De todas las definiciones sobre marca y mercadotecnia que he escuchado en mi carrera, debo decir que la que más me gusta es: “Una marca es una historia que nunca termina de contarse”. En segundo lugar, está: “La mercadotecnia es el sutil arte de separar a la gente de su dinero”, y me encanta por cínica y descriptiva, aunque es claramente incorrecta políticamente, y hoy es mejor no arriesgarse a una cancelación. Así es que regreso a la primera.
Las marcas, como el dinero, la geografía o la ideología política, son una narrativa que alimentamos los humanos constantemente para que sea creíble. En el caso de las empresas y las marcas, siempre insistiré —y recomendaré— que dicha narrativa debe comenzar por un Propósito Compartido claro. Es decir, identificar ese espacio de conexión entre las aspiraciones de la empresa o la marca, y las aspiraciones de cualquiera de sus stakeholders, expresado en un enunciado que debe ser suficientemente profundo para que sea único y pueda impactar en cada nivel de su cultura interna, y suficientemente simple para poder aplicarlo en cualquier ejecución de comunicación hacia dentro y hacia afuera.
Bajo el principio del pensamiento orbital, el Propósito Compartido está en el centro, y la primera órbita es la de la cultura interna. Es ahí donde la narrativa toma sentido, se convierte en una forma de operar y, además de ser la que hace posible cualquier éxito empresarial, es la primera línea de amplificación en las estrategias de comunicación de la marca. De ahí su importancia… y la dificultad de implementarla con todo su potencial.
Porque no solo significa tener una buena comunicación interna —normalmente liderada por el área de Recursos Humanos y en ocasiones enfocada principalmente en comunicar beneficios, eventos, avisos y comunicados de interés interno—, sino que es mucho más que eso: es un fenómeno narrativo que circula por todos los niveles de la organización a cada segundo.
Le hemos dado muchos nombres: desde “clima laboral” hasta “radio pasillo”, con todas las variantes posibles en el camino, y es, en gran medida, lo que define la narrativa que se hace de las marcas. Imaginemos el punto de contacto más simple de un empleado fuera de la empresa en su círculo familiar, digamos en una comida de fin de semana: lo que exprese sobre su lugar de trabajo refleja todo, desde la primera idea que tuvo el fundador hasta su última interacción con su jefe o sus colegas.
La semana pasada supimos, con tristeza, sobre el fallecimiento de Don Roberto Servitje, cofundador de Grupo Bimbo. Hace poco tiempo tuve la oportunidad de escucharlo en una charla sobre su trayectoria, y nunca olvidaré una anécdota que contó sobre la forma en que evaluaba si una nueva planta que Bimbo fuera a adquirir tenía, o no, una buena administración.
En la primera visita a la planta —contaba con enorme lucidez— era normal que las oficinas y recorridos estuvieran preparados y limpios para recibir a los nuevos prospectos.
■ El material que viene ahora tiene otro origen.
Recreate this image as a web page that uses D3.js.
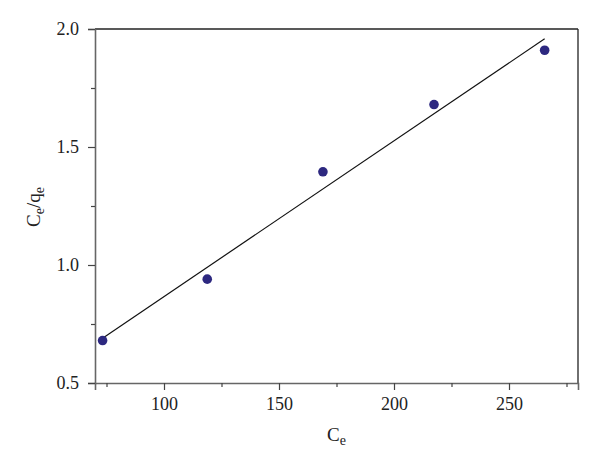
<!DOCTYPE html>
<html>
<head>
<meta charset="utf-8">
<script src="https://cdn.jsdelivr.net/npm/d3@7"></script>
<style>
  body { margin: 0; background: #fff; }
  svg text { font-family: "Liberation Serif", "DejaVu Serif", serif; }
</style>
</head>
<body>
<div id="chart"></div>
<script>
'use strict'
// data
var ceValues = [73.3, 118.8, 169.1, 217.4, 265.5];
var ratioValues = [0.68, 0.94, 1.395, 1.68, 1.91];
var fitSlope = 0.0066;
var fitIntercept = 0.2062;
var xTicks = [100, 150, 200, 250];
var xMinorTicks = [75, 125, 175, 225, 275];
var yTicks = [0.5, 1.0, 1.5, 2.0];
var yMinorTicks = [0.75, 1.25, 1.75];

var width = 600, height = 468;
var margin = {top: 29, right: 22, bottom: 85, left: 95};
var serif = "'Liberation Serif', 'DejaVu Serif', serif";

var svg = d3.select("#chart").append("svg")
    .attr("width", width)
    .attr("height", height);

var x = d3.scaleLinear().domain([70, 280]).range([margin.left, width - margin.right]);
var y = d3.scaleLinear().domain([0.5, 2.0]).range([height - margin.bottom, margin.top]);

//frame: top and right
svg.append("line")
    .attr("x1", x(70)).attr("x2", x(280))
    .attr("y1", y(2.0)).attr("y2", y(2.0))
    .attr("stroke", "#222").attr("stroke-width", 1.3);
svg.append("line")
    .attr("x1", x(280)).attr("x2", x(280))
    .attr("y1", y(2.0)).attr("y2", y(0.5))
    .attr("stroke", "#222").attr("stroke-width", 1.3);

//bottom axis
svg.append("g")
    .attr("transform", "translate(0," + y(0.5) + ")")
    .call(d3.axisBottom(x).tickValues(xTicks).tickSize(7).tickPadding(7).tickFormat(d3.format("d")));
svg.append("g")
    .attr("transform", "translate(0," + y(0.5) + ")")
    .call(d3.axisBottom(x).tickValues(xMinorTicks).tickSize(4).tickFormat(""))
    .select(".domain").remove();

//left axis
svg.append("g")
    .attr("transform", "translate(" + x(70) + ",0)")
    .call(d3.axisLeft(y).tickValues(yTicks).tickSize(7).tickPadding(9).tickFormat(d3.format(".1f")));
svg.append("g")
    .attr("transform", "translate(" + x(70) + ",0)")
    .call(d3.axisLeft(y).tickValues(yMinorTicks).tickSize(4).tickFormat(""))
    .select(".domain").remove();

svg.selectAll(".domain").attr("stroke", "#666").attr("stroke-width", 1.6);
svg.selectAll(".tick line").attr("stroke", "#444").attr("stroke-width", 1.2);
svg.selectAll(".tick text")
    .attr("fill", "#222")
    .style("font-family", serif)
    .style("font-size", "18px");

//fitted line
var xExtent = d3.extent(ceValues);
svg.append("line")
    .attr("x1", x(xExtent[0])).attr("y1", y(fitSlope * xExtent[0] + fitIntercept))
    .attr("x2", x(xExtent[1])).attr("y2", y(fitSlope * xExtent[1] + fitIntercept))
    .attr("stroke", "#111").attr("stroke-width", 1.2);

//data points
svg.append("g").selectAll("circle")
    .data(ceValues)
    .enter()
    .append("circle")
    .attr("cx", function(d) { return x(d); })
    .attr("cy", function(d, i) { return y(ratioValues[i]); })
    .attr("r", 4.8)
    .style("fill", "#2d2880");

//axis titles
var xLabel = svg.append("text")
    .attr("x", 327).attr("y", 441)
    .style("font-family", serif).style("font-size", "19px").attr("fill", "#222");
xLabel.append("tspan").text("C");
xLabel.append("tspan").style("font-size", "14px").attr("dy", 4).text("e");

var yLabel = svg.append("text")
    .attr("transform", "translate(40,207) rotate(-90)")
    .attr("text-anchor", "middle")
    .style("font-family", serif).style("font-size", "19px").attr("fill", "#222");
yLabel.append("tspan").text("C");
yLabel.append("tspan").style("font-size", "14px").attr("dy", 4).text("e");
yLabel.append("tspan").attr("dy", -4).text("/q");
yLabel.append("tspan").style("font-size", "14px").attr("dy", 4).text("e");
</script>
</body>
</html>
En la parte más profunda y alejada de la planta pedía que le indicaran dónde estaba el baño para usarlo de inmediato: el más lejano, el que solo usaban los empleados de más bajo nivel. En dos minutos en el baño se daba cuenta si el administrador era bueno o malo. Se fijaba en la higiene, las condiciones físicas y, sobre todo, si los empleados escribían algo en sus paredes para expresar su sentir, normalmente negativo. El resto de la visita no importaba mucho. Salía del baño con la decisión tomada sobre la permanencia o no del gerente, y si la adquisición se llevaba a cabo.
La anécdota de Don Roberto la uso frecuentemente para resaltar la importancia de lo que significa la cultura interna como primer punto de amplificación en cualquier estrategia de comunicación. Cada empleado es embajador de la marca y reflejo de lo que la empresa representa, mucho antes del orgullo de pertenencia, de las estrategias de marca empleadora, de los criterios de equidad e inclusión o de los rankings sobre el lugar de trabajo.